• _TASK DIRECTIONS_
Retype the whole listing verbatim and keep the pictures out of it.

• _SUPPLIED DATA_
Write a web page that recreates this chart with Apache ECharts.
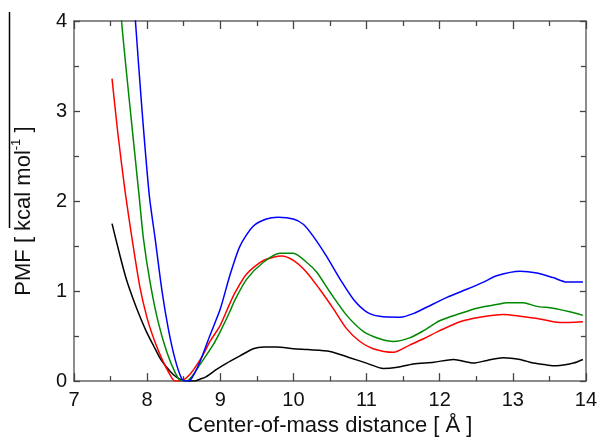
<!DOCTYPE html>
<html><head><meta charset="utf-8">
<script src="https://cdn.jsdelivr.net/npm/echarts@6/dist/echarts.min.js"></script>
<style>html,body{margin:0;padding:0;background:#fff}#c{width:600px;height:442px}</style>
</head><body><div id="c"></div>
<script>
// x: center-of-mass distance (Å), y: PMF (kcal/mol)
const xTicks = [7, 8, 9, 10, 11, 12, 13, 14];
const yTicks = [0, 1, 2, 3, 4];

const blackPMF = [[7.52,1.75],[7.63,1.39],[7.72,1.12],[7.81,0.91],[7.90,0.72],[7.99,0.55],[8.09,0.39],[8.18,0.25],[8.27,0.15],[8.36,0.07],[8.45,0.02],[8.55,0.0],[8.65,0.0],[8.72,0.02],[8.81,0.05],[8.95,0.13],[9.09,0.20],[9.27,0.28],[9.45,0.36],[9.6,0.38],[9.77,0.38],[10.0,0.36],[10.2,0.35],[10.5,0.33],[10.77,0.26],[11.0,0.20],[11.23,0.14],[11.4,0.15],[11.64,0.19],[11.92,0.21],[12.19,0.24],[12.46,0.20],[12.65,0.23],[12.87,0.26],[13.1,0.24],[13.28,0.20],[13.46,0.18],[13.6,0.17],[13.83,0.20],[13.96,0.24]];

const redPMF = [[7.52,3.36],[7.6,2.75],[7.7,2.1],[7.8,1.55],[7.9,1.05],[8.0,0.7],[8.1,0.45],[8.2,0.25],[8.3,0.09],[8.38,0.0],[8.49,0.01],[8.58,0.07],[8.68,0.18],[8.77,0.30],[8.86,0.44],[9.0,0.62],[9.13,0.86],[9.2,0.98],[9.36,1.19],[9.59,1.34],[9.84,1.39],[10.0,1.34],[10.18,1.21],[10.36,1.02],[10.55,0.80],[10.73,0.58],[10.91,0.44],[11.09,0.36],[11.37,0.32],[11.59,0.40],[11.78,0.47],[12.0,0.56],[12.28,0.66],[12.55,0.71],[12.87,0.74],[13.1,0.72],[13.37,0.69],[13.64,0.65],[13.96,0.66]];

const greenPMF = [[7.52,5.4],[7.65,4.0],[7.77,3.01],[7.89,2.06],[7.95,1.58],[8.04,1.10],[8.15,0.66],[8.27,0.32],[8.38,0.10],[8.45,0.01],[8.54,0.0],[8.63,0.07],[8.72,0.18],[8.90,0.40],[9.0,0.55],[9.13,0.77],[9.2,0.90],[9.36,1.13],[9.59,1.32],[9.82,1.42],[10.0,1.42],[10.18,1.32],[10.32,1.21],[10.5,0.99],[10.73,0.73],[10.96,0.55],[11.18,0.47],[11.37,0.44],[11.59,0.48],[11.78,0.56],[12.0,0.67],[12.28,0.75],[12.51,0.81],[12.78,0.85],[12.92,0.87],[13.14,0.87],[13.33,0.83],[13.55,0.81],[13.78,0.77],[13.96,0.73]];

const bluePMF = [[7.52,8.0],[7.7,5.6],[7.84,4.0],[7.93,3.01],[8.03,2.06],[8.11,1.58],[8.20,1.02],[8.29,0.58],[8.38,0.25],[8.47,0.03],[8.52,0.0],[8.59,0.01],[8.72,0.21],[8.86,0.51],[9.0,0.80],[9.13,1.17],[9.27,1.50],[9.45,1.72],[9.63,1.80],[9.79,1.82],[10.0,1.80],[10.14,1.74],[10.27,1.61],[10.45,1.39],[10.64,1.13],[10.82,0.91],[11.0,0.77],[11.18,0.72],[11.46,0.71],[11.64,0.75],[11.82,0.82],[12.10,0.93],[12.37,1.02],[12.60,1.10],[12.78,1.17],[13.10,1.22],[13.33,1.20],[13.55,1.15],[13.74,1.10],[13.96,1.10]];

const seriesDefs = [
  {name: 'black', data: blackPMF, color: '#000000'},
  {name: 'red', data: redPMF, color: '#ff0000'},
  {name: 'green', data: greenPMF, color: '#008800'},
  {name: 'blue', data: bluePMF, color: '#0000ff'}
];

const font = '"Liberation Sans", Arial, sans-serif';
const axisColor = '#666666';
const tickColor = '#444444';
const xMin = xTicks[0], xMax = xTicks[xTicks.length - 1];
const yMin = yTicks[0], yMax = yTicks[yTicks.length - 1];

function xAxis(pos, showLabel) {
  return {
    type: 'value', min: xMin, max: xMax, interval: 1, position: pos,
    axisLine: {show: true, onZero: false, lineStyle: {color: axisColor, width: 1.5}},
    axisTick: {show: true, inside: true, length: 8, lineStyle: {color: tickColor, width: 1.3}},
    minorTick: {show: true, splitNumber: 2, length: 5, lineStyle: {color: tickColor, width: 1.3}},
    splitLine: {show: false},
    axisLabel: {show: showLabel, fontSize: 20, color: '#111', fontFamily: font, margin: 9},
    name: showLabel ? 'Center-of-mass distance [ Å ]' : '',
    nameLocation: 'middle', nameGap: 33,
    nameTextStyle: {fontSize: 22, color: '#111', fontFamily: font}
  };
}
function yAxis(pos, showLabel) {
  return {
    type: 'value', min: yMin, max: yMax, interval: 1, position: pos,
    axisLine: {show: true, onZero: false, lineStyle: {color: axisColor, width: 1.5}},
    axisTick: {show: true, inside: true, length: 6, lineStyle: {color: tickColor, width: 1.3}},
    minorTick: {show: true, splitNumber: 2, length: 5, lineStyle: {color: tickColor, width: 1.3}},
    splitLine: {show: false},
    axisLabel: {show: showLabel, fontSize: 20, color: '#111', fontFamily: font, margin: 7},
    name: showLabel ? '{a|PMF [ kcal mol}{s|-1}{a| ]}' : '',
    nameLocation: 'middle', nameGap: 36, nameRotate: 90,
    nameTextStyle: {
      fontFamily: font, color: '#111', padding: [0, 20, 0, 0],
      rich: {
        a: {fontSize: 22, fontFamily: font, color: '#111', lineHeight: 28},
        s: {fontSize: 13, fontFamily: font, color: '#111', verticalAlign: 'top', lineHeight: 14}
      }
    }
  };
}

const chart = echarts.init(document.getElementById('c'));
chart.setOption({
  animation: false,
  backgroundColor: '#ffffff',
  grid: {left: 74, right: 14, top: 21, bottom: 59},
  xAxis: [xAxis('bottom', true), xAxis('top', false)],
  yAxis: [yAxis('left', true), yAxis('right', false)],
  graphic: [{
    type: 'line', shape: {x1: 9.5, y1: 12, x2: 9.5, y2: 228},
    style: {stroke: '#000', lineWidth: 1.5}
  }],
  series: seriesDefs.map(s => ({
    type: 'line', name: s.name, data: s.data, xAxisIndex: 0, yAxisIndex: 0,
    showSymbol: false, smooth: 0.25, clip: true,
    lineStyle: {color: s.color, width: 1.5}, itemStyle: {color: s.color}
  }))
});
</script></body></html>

• _FINISHED TASK_
Write a web page that recreates this chart with Apache ECharts.
<!DOCTYPE html>
<html><head><meta charset="utf-8">
<script src="https://cdn.jsdelivr.net/npm/echarts@6/dist/echarts.min.js"></script>
<style>html,body{margin:0;padding:0;background:#fff}#c{width:600px;height:442px}</style>
</head><body><div id="c"></div>
<script>
// x: center-of-mass distance (Å), y: PMF (kcal/mol)
const xTicks = [7, 8, 9, 10, 11, 12, 13, 14];
const yTicks = [0, 1, 2, 3, 4];

const blackPMF = [[7.52,1.75],[7.63,1.39],[7.72,1.12],[7.81,0.91],[7.90,0.72],[7.99,0.55],[8.09,0.39],[8.18,0.25],[8.27,0.15],[8.36,0.07],[8.45,0.02],[8.55,0.0],[8.65,0.0],[8.72,0.02],[8.81,0.05],[8.95,0.13],[9.09,0.20],[9.27,0.28],[9.45,0.36],[9.6,0.38],[9.77,0.38],[10.0,0.36],[10.2,0.35],[10.5,0.33],[10.77,0.26],[11.0,0.20],[11.23,0.14],[11.4,0.15],[11.64,0.19],[11.92,0.21],[12.19,0.24],[12.46,0.20],[12.65,0.23],[12.87,0.26],[13.1,0.24],[13.28,0.20],[13.46,0.18],[13.6,0.17],[13.83,0.20],[13.96,0.24]];

const redPMF = [[7.52,3.36],[7.6,2.75],[7.7,2.1],[7.8,1.55],[7.9,1.05],[8.0,0.7],[8.1,0.45],[8.2,0.25],[8.3,0.09],[8.38,0.0],[8.49,0.01],[8.58,0.07],[8.68,0.18],[8.77,0.30],[8.86,0.44],[9.0,0.62],[9.13,0.86],[9.2,0.98],[9.36,1.19],[9.59,1.34],[9.84,1.39],[10.0,1.34],[10.18,1.21],[10.36,1.02],[10.55,0.80],[10.73,0.58],[10.91,0.44],[11.09,0.36],[11.37,0.32],[11.59,0.40],[11.78,0.47],[12.0,0.56],[12.28,0.66],[12.55,0.71],[12.87,0.74],[13.1,0.72],[13.37,0.69],[13.64,0.65],[13.96,0.66]];

const greenPMF = [[7.52,5.4],[7.65,4.0],[7.77,3.01],[7.89,2.06],[7.95,1.58],[8.04,1.10],[8.15,0.66],[8.27,0.32],[8.38,0.10],[8.45,0.01],[8.54,0.0],[8.63,0.07],[8.72,0.18],[8.90,0.40],[9.0,0.55],[9.13,0.77],[9.2,0.90],[9.36,1.13],[9.59,1.32],[9.82,1.42],[10.0,1.42],[10.18,1.32],[10.32,1.21],[10.5,0.99],[10.73,0.73],[10.96,0.55],[11.18,0.47],[11.37,0.44],[11.59,0.48],[11.78,0.56],[12.0,0.67],[12.28,0.75],[12.51,0.81],[12.78,0.85],[12.92,0.87],[13.14,0.87],[13.33,0.83],[13.55,0.81],[13.78,0.77],[13.96,0.73]];

const bluePMF = [[7.52,8.0],[7.7,5.6],[7.84,4.0],[7.93,3.01],[8.03,2.06],[8.11,1.58],[8.20,1.02],[8.29,0.58],[8.38,0.25],[8.47,0.03],[8.52,0.0],[8.59,0.01],[8.72,0.21],[8.86,0.51],[9.0,0.80],[9.13,1.17],[9.27,1.50],[9.45,1.72],[9.63,1.80],[9.79,1.82],[10.0,1.80],[10.14,1.74],[10.27,1.61],[10.45,1.39],[10.64,1.13],[10.82,0.91],[11.0,0.77],[11.18,0.72],[11.46,0.71],[11.64,0.75],[11.82,0.82],[12.10,0.93],[12.37,1.02],[12.60,1.10],[12.78,1.17],[13.10,1.22],[13.33,1.20],[13.55,1.15],[13.74,1.10],[13.96,1.10]];

const seriesDefs = [
  {name: 'black', data: blackPMF, color: '#000000'},
  {name: 'red', data: redPMF, color: '#ff0000'},
  {name: 'green', data: greenPMF, color: '#008800'},
  {name: 'blue', data: bluePMF, color: '#0000ff'}
];

const font = '"Liberation Sans", Arial, sans-serif';
const axisColor = '#666666';
const tickColor = '#444444';
const xMin = xTicks[0], xMax = xTicks[xTicks.length - 1];
const yMin = yTicks[0], yMax = yTicks[yTicks.length - 1];

function xAxis(pos, showLabel) {
  return {
    type: 'value', min: xMin, max: xMax, interval: 1, position: pos,
    axisLine: {show: true, onZero: false, lineStyle: {color: axisColor, width: 1.5}},
    axisTick: {show: true, inside: true, length: 8, lineStyle: {color: tickColor, width: 1.3}},
    minorTick: {show: true, splitNumber: 2, length: 5, lineStyle: {color: tickColor, width: 1.3}},
    splitLine: {show: false},
    axisLabel: {show: showLabel, fontSize: 20, color: '#111', fontFamily: font, margin: 9},
    name: showLabel ? 'Center-of-mass distance [ Å ]' : '',
    nameLocation: 'middle', nameGap: 33,
    nameTextStyle: {fontSize: 22, color: '#111', fontFamily: font}
  };
}
function yAxis(pos, showLabel) {
  return {
    type: 'value', min: yMin, max: yMax, interval: 1, position: pos,
    axisLine: {show: true, onZero: false, lineStyle: {color: axisColor, width: 1.5}},
    axisTick: {show: true, inside: true, length: 6, lineStyle: {color: tickColor, width: 1.3}},
    minorTick: {show: true, splitNumber: 2, length: 5, lineStyle: {color: tickColor, width: 1.3}},
    splitLine: {show: false},
    axisLabel: {show: showLabel, fontSize: 20, color: '#111', fontFamily: font, margin: 7},
    name: showLabel ? '{a|PMF [ kcal mol}{s|-1}{a| ]}' : '',
    nameLocation: 'middle', nameGap: 36, nameRotate: 90,
    nameTextStyle: {
      fontFamily: font, color: '#111', padding: [0, 20, 0, 0],
      rich: {
        a: {fontSize: 22, fontFamily: font, color: '#111', lineHeight: 28},
        s: {fontSize: 13, fontFamily: font, color: '#111', verticalAlign: 'top', lineHeight: 14}
      }
    }
  };
}

const chart = echarts.init(document.getElementById('c'));
chart.setOption({
  animation: false,
  backgroundColor: '#ffffff',
  grid: {left: 74, right: 14, top: 21, bottom: 59},
  xAxis: [xAxis('bottom', true), xAxis('top', false)],
  yAxis: [yAxis('left', true), yAxis('right', false)],
  graphic: [{
    type: 'line', shape: {x1: 9.5, y1: 12, x2: 9.5, y2: 228},
    style: {stroke: '#000', lineWidth: 1.5}
  }],
  series: seriesDefs.map(s => ({
    type: 'line', name: s.name, data: s.data, xAxisIndex: 0, yAxisIndex: 0,
    showSymbol: false, smooth: 0.25, clip: true,
    lineStyle: {color: s.color, width: 1.5}, itemStyle: {color: s.color}
  }))
});
</script></body></html>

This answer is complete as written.